Instance Configuration

To configure an instance of the HTML Content Gear:

Configuring the HTMLFilterParser

The behavior of the HTML Content Gear is also affected by a Nucleus component named /atg/portal/gear/screenscraper/HtmlFilterParser. This component has three properties that you may want to configure:

tagsToRemove
A list of tags that you want to remove from the source Web page so that those tags from the source page do not interfere with the rendering of the content into the gear’s content pages. For example, suppose something like this appears in the source content:

<title>This is the Title</title>

and you have specified title as one of the items in the property tagsToRemove. Then, the above string will be rendered in the gear’s content pages as This is the title, without the <title> tags.

tagsToRemoveWithBody
A list of tags that you want to remove, together with the tags’ contents, from the source Web page. This does the same thing as the tagsToRemove property, except that it will remove not just the specified tags but also anything between the start and end tags.

For example, if this appears in the source content:

<title>This is the Title</title>

and you specified title as one of the items in the property tagsToRemoveWithBody, then whole string will be removed, including both the <title> tags and the This is the title string.

replaceBodyTagWithTableTag
The parser replaces the <body> tag with a <table> tag so that the community page where the gear is installed is not messed up due to the bgcolor or background attributes of the source page’s <body>tag.

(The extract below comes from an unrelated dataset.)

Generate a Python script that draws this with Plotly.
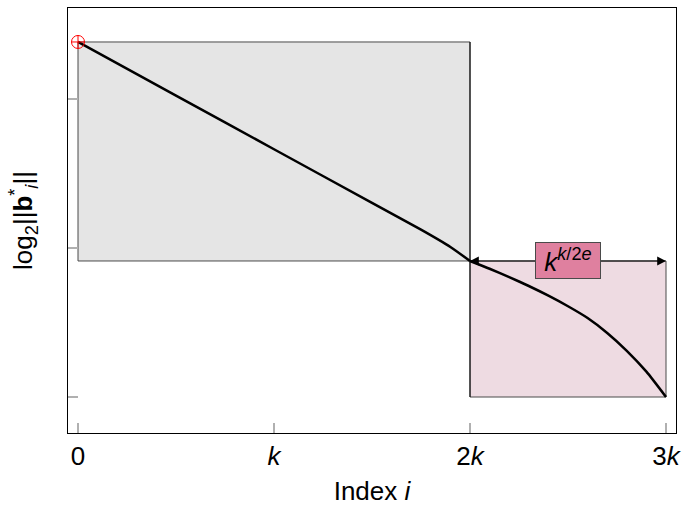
import plotly.graph_objects as go

# ---- data ----
idx_phase1 = [0.0, 0.5, 1.0, 1.5, 1.75, 1.9, 2.0]
log_phase1 = [2.383, 2.023, 1.663, 1.303, 1.123, 1.007, 0.913]
idx_phase2 = [2.0, 2.1, 2.2, 2.3, 2.4, 2.5, 2.6, 2.7, 2.8, 2.9, 3.0]
log_phase2 = [0.913, 0.861, 0.805, 0.745, 0.68, 0.609, 0.53, 0.43, 0.31, 0.17, 0.0]

box_x0 = [0, 2]
box_x1 = [2, 3]
box_y0 = [0.913, 0.0]
box_y1 = [2.383, 0.913]
box_fill = ["#e5e5e5", "#eedbe2"]

x_tickvals = [0, 1, 2, 3]
x_ticktext = ["0", "<i>k</i>", "2<i>k</i>", "3<i>k</i>"]
y_tickvals = [0, 1, 2]

start_point = (0.0, 2.383)
gap_label = " <i>k</i><sup><i>k</i>/2<i>e</i></sup> "

FONT = "Liberation Sans, Arial, Helvetica, sans-serif"
FS = 26

fig = go.Figure()

for x0, x1, y0, y1, c in zip(box_x0, box_x1, box_y0, box_y1, box_fill):
    fig.add_shape(type="rect", x0=x0, x1=x1, y0=y0, y1=y1, xref="x", yref="y",
                  fillcolor=c, line=dict(color="#4a4a4a", width=1), layer="below")

# vertical separator at 2k
fig.add_shape(type="line", x0=box_x1[0], x1=box_x1[0], y0=box_y0[1], y1=box_y1[0],
              xref="x", yref="y", line=dict(color="black", width=1), layer="below")

fig.add_trace(go.Scatter(x=idx_phase1, y=log_phase1, mode="lines",
                         line=dict(color="black", width=2.5, shape="spline", smoothing=0.6),
                         showlegend=False, hoverinfo="skip"))
fig.add_trace(go.Scatter(x=idx_phase2, y=log_phase2, mode="lines",
                         line=dict(color="black", width=2.5, shape="spline", smoothing=0.6),
                         showlegend=False, hoverinfo="skip"))
fig.add_trace(go.Scatter(x=[start_point[0]], y=[start_point[1]], mode="markers",
                         marker=dict(symbol="circle-cross-open", size=13,
                                     color="red", line=dict(color="red", width=1)),
                         showlegend=False, hoverinfo="skip"))

mid_x = (box_x0[1] + box_x1[1]) / 2
arrow_y = box_y1[1]
for tip in (box_x0[1], box_x1[1]):
    fig.add_annotation(x=tip, y=arrow_y, ax=mid_x, ay=arrow_y, axref="x", ayref="y",
                       xref="x", yref="y", text="", showarrow=True,
                       arrowhead=2, arrowsize=1.6, arrowwidth=1.1, arrowcolor="black",
                       standoff=0, startstandoff=0)
fig.add_annotation(x=mid_x, y=arrow_y, xref="x", yref="y", text=gap_label,
                   showarrow=False, font=dict(family=FONT, size=FS, color="black"),
                   bgcolor="#df809f", bordercolor="#4a4a4a", borderwidth=1, borderpad=1)

axis_common = dict(showline=True, linecolor="black", linewidth=1, mirror=True,
                   ticks="inside", ticklen=10, tickcolor="#b0b0b0", tickwidth=1.5,
                   showgrid=False, zeroline=False)

fig.update_xaxes(range=[-0.051, 3.051], tickvals=x_tickvals, ticktext=x_ticktext,
                 tickfont=dict(family=FONT, size=FS, color="black"),
                 title=dict(text="Index <i>i</i>", font=dict(family=FONT, size=FS, color="black"),
                            standoff=12),
                 **axis_common)
fig.update_yaxes(range=[-0.2416, 2.611], tickvals=y_tickvals, showticklabels=False,
                 title=dict(text="log<sub>2</sub>||<b>b</b><sup>*</sup><sub><i>i</i></sub>||",
                            font=dict(family=FONT, size=FS, color="black"), standoff=26),
                 **axis_common)

fig.update_layout(width=683, height=506, margin=dict(l=68, r=7, t=8, b=73, autoexpand=False),
                  plot_bgcolor="white", paper_bgcolor="white")

fig.write_html("out.html")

This functionality can be turned off by setting the replaceBodyTagWithTableTag property to false.

Extending the HtmlFilterParser

The Portal module includes the source code for the atg.portal.gear.screenscraper.HtmlFilterParser class in the <ATG10dir>/Portal/screenscraper/src/classes.jar/atg/portal/gear/screenscraper directory. You can modify the class to do your own custom parsing. You can even replace this parser with a parser of your own by subclassing the atg.portal.gear.screenscraper.HtmlFilterParser and overriding the parse(Reader pIn, Writer pWriter) and parse(InputStream pIn, OutputStream pOut) methods. This might enable, for example, the capability of replacing other tags in the source page.